BGSU prof launches database that tracks cases of police being arrested

Phil Stinson


BG Independent News

Phil Stinson, the go-to scholar for police shootings, has launched a new database that tracks instances of police going bad.

Stinson, who teaches criminal justice at Bowling Green State University, has created The Henry A. Wallace Police Crime Database. The site went live Tuesday and can be reached at: The database was funded the Wallace Action Fund of the Tides foundation.

Using media reports and court records, Stinson and a team of student assistants has compiled information on 8,006 instances of sworn nonfederal police officers being arrested between 2005 and 2012. That includes four cases in Wood County.*

The database uses 159 different variables to describe each individual case, providing data about the arrested officer, the officer, and the disposition.

What it doesn’t provide, Stinson said, is the name of the officer. “We’re not publishing names because we don’t see any benefit from a research perspective.”

However, using the details that are provided, someone could fairly easily discover those names, he said. “We’re not trying to hide so many facts that you couldn’t find them.”

Stinson said: “It’s important that there be knowledge of it so that law enforcement agencies can start to address it. These are not just one-offs and not just outliers. Some are huge problems.”

One part of addressing it is providing help for officers who are having problems. “You look at domestic violence, it just seems to be too many cases.”

“We envision people will use this database to learn about the incidence and prevalence of police misconduct in their own communities,” he said.

They may start looking up reports from their hometowns then “get lost in it and understand the phenomenon in a broader sense.”

Assault is the most commonly charged offense with simple assault at number one, and aggravated assault at number four.  Drunk driving is the second most commonly charged offense, followed by various types of official misconduct. Drug offenses are next. Drugs of choice in order are cocaine, marijuana, crack, steroids, and oxycodone.

Rounding out the most frequent offenses are: forcible fondling, false reports-false statements, intimidation, weapons law violation, and forcible rape.

Of those sexually assaulted, Stinson said, just over half are under 18. And school resource officers are more likely to be commit sex crimes. He has uncovered a pattern of officers sexually abusing youths enrolled in Explorer programs.

This is the first time this information is available. Attempts by the federal government to gather the data have been stymied because it requires agencies to self-report. Some data is available, but not in a format that makes it so readily accessible.

Stinson said the database – the public database is a large subset of the data he has accumulated for his research which tracks 270 variables – comes from 48 Google alerts that track reports of cases of officers being arrested.

This digital dragnet has snared 6,596 individual nonfederal sworn law enforcement officers, employed by 2830 state and local law enforcement agencies in 1302 counties and independent cities from all 50 states.
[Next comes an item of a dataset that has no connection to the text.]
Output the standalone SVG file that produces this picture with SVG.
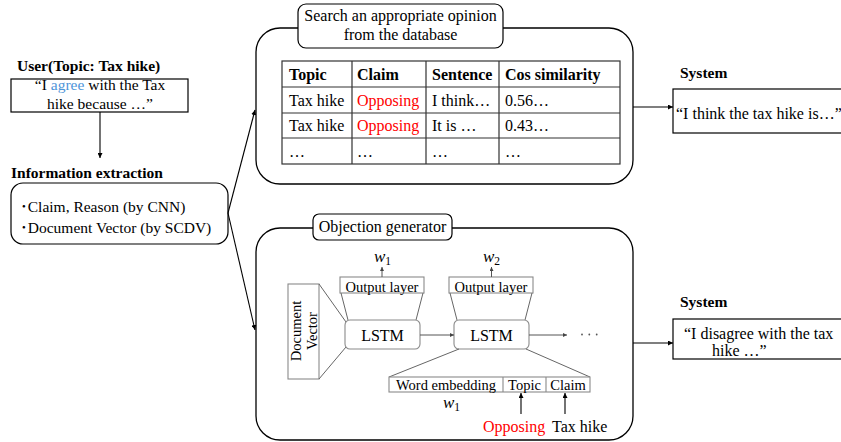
<svg xmlns="http://www.w3.org/2000/svg" width="841" height="442" viewBox="0 0 841 442">
<defs>
<marker id="ah" viewBox="0 0 10 10" refX="10" refY="5" markerWidth="5" markerHeight="5" orient="auto" markerUnits="userSpaceOnUse">
<path d="M0,0 L10,5 L0,10 z" fill="#000"/>
</marker>
<marker id="ahg" viewBox="0 0 10 10" refX="10" refY="5" markerWidth="4" markerHeight="4" orient="auto" markerUnits="userSpaceOnUse">
<path d="M0,0 L10,5 L0,10 z" fill="#444"/>
</marker>
</defs>
<style>
text{font-family:"Liberation Serif","Noto Sans CJK JP",serif;font-size:15.5px;fill:#000}
.b{font-weight:bold}
.s{font-size:14.5px}
.m{font-size:16px}
.red{fill:#f00}
.blue{fill:#4e95d9}
.w{font-style:italic;font-size:17px}
.sub{font-size:11.5px;font-style:normal}
.box{fill:#fff;stroke:#000;stroke-width:1.2}
.big{fill:#fff;stroke:#000;stroke-width:1.3}
.tbl{fill:none;stroke:#333;stroke-width:1.2}
.g{fill:#fff;stroke:#8a8a8a;stroke-width:1.1}
.gl{fill:none;stroke:#666;stroke-width:1}
.c{fill:none;stroke:#000;stroke-width:1.1}
.cg{fill:none;stroke:#555;stroke-width:1}
</style>

<g id="user">
<text class="b" x="17" y="71">User(Topic: Tax hike)</text>
<rect class="box" x="11" y="79" width="177" height="33"/>
<text x="100" y="90" text-anchor="middle">“I <tspan class="blue">agree</tspan> with the Tax</text>
<text x="100" y="108.5" text-anchor="middle">hike because …”</text>
</g>

<g id="extraction">
<text class="b" x="11" y="178">Information extraction</text>
<rect class="box" x="11" y="183" width="217" height="61" rx="12"/>
<text x="20" y="212">･Claim, Reason (by CNN)</text>
<text x="20" y="233">･Document Vector (by SCDV)</text>
</g>

<g id="search">
<rect class="big" x="256" y="28" width="377" height="156" rx="24"/>
<rect class="box" x="298" y="4" width="205" height="44" rx="8"/>
<text x="400.5" y="21" text-anchor="middle" class="m">Search an appropriate opinion</text>
<text x="400.5" y="39.5" text-anchor="middle" class="m">from the database</text>
<rect class="tbl" x="282" y="61" width="338" height="103"/>
<path class="tbl" d="M352,61 V164 M426,61 V164 M499,61 V164 M282,87 H620 M282,113 H620 M282,138 H620"/>
<text class="b m" x="289" y="80">Topic</text>
<text class="b m" x="357" y="80">Claim</text>
<text class="b m" x="432" y="80">Sentence</text>
<text class="b m" x="505" y="80">Cos similarity</text>
<text class="m" x="289" y="106">Tax hike</text>
<text class="m red" x="357" y="106">Opposing</text>
<text class="m" x="432" y="106">I think…</text>
<text class="m" x="505" y="106">0.56…</text>
<text class="m" x="289" y="131">Tax hike</text>
<text class="m red" x="357" y="131">Opposing</text>
<text class="m" x="432" y="131">It is …</text>
<text class="m" x="505" y="131">0.43…</text>
<text class="m" x="289" y="157">…</text>
<text class="m" x="357" y="157">…</text>
<text class="m" x="432" y="157">…</text>
<text class="m" x="505" y="157">…</text>
</g>

<g id="system1">
<text class="b" x="680" y="78">System</text>
<rect class="box" x="673" y="89" width="180" height="44"/>
<text class="m" x="676" y="118.5">“I think the tax hike is…”</text>
</g>

<g id="generator">
<rect class="big" x="256" y="228" width="377" height="212" rx="24"/>
<rect class="box" x="313" y="214" width="139" height="26" rx="6"/>
<text class="m" x="382.5" y="232.3" text-anchor="middle">Objection generator</text>

<g id="docvec">
<rect class="g" x="288" y="284" width="31" height="95"/>
<g transform="translate(303,331) rotate(-90)">
<text class="s" x="0" y="-2" text-anchor="middle">Document</text>
<text class="s" x="0" y="13.5" text-anchor="middle">Vector</text>
</g>
</g>
<path class="gl" d="M319,284 L346,322 M319,379 L346,347"/>

<g id="out1">
<rect class="g" x="340" y="277" width="84" height="16"/>
<text class="s" x="382" y="291.5" text-anchor="middle">Output layer</text>
</g>
<path class="gl" d="M341,293 L348,320 M423,293 L416,320"/>
<g id="lstm1">
<rect class="g" x="345" y="320" width="75" height="29" rx="5"/>
<text class="m" x="382.5" y="340.5" text-anchor="middle">LSTM</text>
</g>
<text class="w" x="374" y="262">w<tspan class="sub" dy="3">1</tspan></text>

<g id="out2">
<rect class="g" x="449" y="277" width="84" height="16"/>
<text class="s" x="491" y="291.5" text-anchor="middle">Output layer</text>
</g>
<path class="gl" d="M450,293 L457,320 M532,293 L525,320"/>
<g id="lstm2">
<rect class="g" x="454" y="320" width="75" height="29" rx="5"/>
<text class="m" x="491.5" y="340.5" text-anchor="middle">LSTM</text>
</g>
<text class="w" x="483" y="262">w<tspan class="sub" dy="3">2</tspan></text>

<path class="gl" d="M459,349 L389,377 M526,349 L590,377"/>
<g id="embedding">
<rect class="g" x="389" y="377" width="201" height="15"/>
<path class="g" d="M503,377 V392 M546,377 V392"/>
<text class="s" x="446" y="389.5" text-anchor="middle">Word embedding</text>
<text class="s" x="524.5" y="389.5" text-anchor="middle">Topic</text>
<text class="s" x="568" y="389.5" text-anchor="middle">Claim</text>
</g>
<text class="w" x="443" y="408">w<tspan class="sub" dy="3">1</tspan></text>
<text class="m red" x="483" y="431.7">Opposing</text>
<text class="m" x="552" y="431.7">Tax hike</text>
<g fill="#555">
<circle cx="582" cy="334.5" r="0.9"/>
<circle cx="589.3" cy="334.5" r="0.9"/>
<circle cx="596.7" cy="334.5" r="0.9"/>
</g>
</g>

<g id="system2">
<text class="b" x="680" y="307">System</text>
<rect class="box" x="673" y="319" width="180" height="40"/>
<text class="m" x="684" y="338.5">“I disagree with the tax</text>
<text class="m" x="712" y="356">hike …”</text>
</g>

<g id="connectors">
<path class="c" d="M100,112 V158" marker-end="url(#ah)"/>
<path class="c" d="M228,213 L255,110" marker-end="url(#ah)"/>
<path class="c" d="M228,213 L255,330" marker-end="url(#ah)"/>
<path class="c" d="M633,107 H673" marker-end="url(#ah)"/>
<path class="c" d="M633,343 H673" marker-end="url(#ah)"/>
<path class="cg" d="M420,335 H454" marker-end="url(#ahg)"/>
<path class="cg" d="M529,335 H567" marker-end="url(#ahg)"/>
<path class="cg" d="M382,277 V267" marker-end="url(#ahg)"/>
<path class="cg" d="M491.5,277 V267" marker-end="url(#ahg)"/>
<path class="c" d="M521,414 V393" marker-end="url(#ah)"/>
<path class="c" d="M565,414 V393" marker-end="url(#ah)"/>
</g>
</svg>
Once a case is identified, another search is created to track it. The researchers will then search court records to determine the outcome of the case.

Research assistants cull the stories, which are printed out, for all the essential variables. Stinson said he maintains the paper trail for all the work. This allows him and his research assistants to double check when a detail seems wrong. That process is ongoing.

Stinson said that the data has revealed some interesting trends. He found that 15 percent of cases of arrested officers were charged within three years of retirement. That seems to contradict earlier research that indicated if officers were going to get in trouble it would be early in their careers.

Also, 22 percent of officers arrested were also sued in federal court for civil rights violations.

Officers were less likely to be convicted of an offense involving a weapon if the gun was department issued, as opposed to privately owned. “It’s as if they were somehow entitled to use their department issued gun to scare their wife,” he said. “It makes no sense to me.”

In cases of misuse of Tasers, most involved people “who were not threat to the officers – homeless people, people in handcuffs, each other” and, he noted, people they discover having sex with their spouses. Those, he said, often seem like set ups.

The large number of drunk driving cases seems to go against the belief that “cops don’t arrest each other.” Maybe it’s “because something about the case that can’t be explained away.”

More than half involved accidents and almost 20 percent of the drunk driving cases involved a hit and run, he said.

And, he found, that Pennsylvania had an “alarmingly” large number of state troopers, on top of the most municipal police agencies of any state. “Doesn’t make sense the two together.”

The large number of officers may explain the large number of arrests.

“We’ll be surprised,” he said, “that people will find ways to use it that we never thought about.”


*Correction. The story originally misstated the number of arrests in Wood County.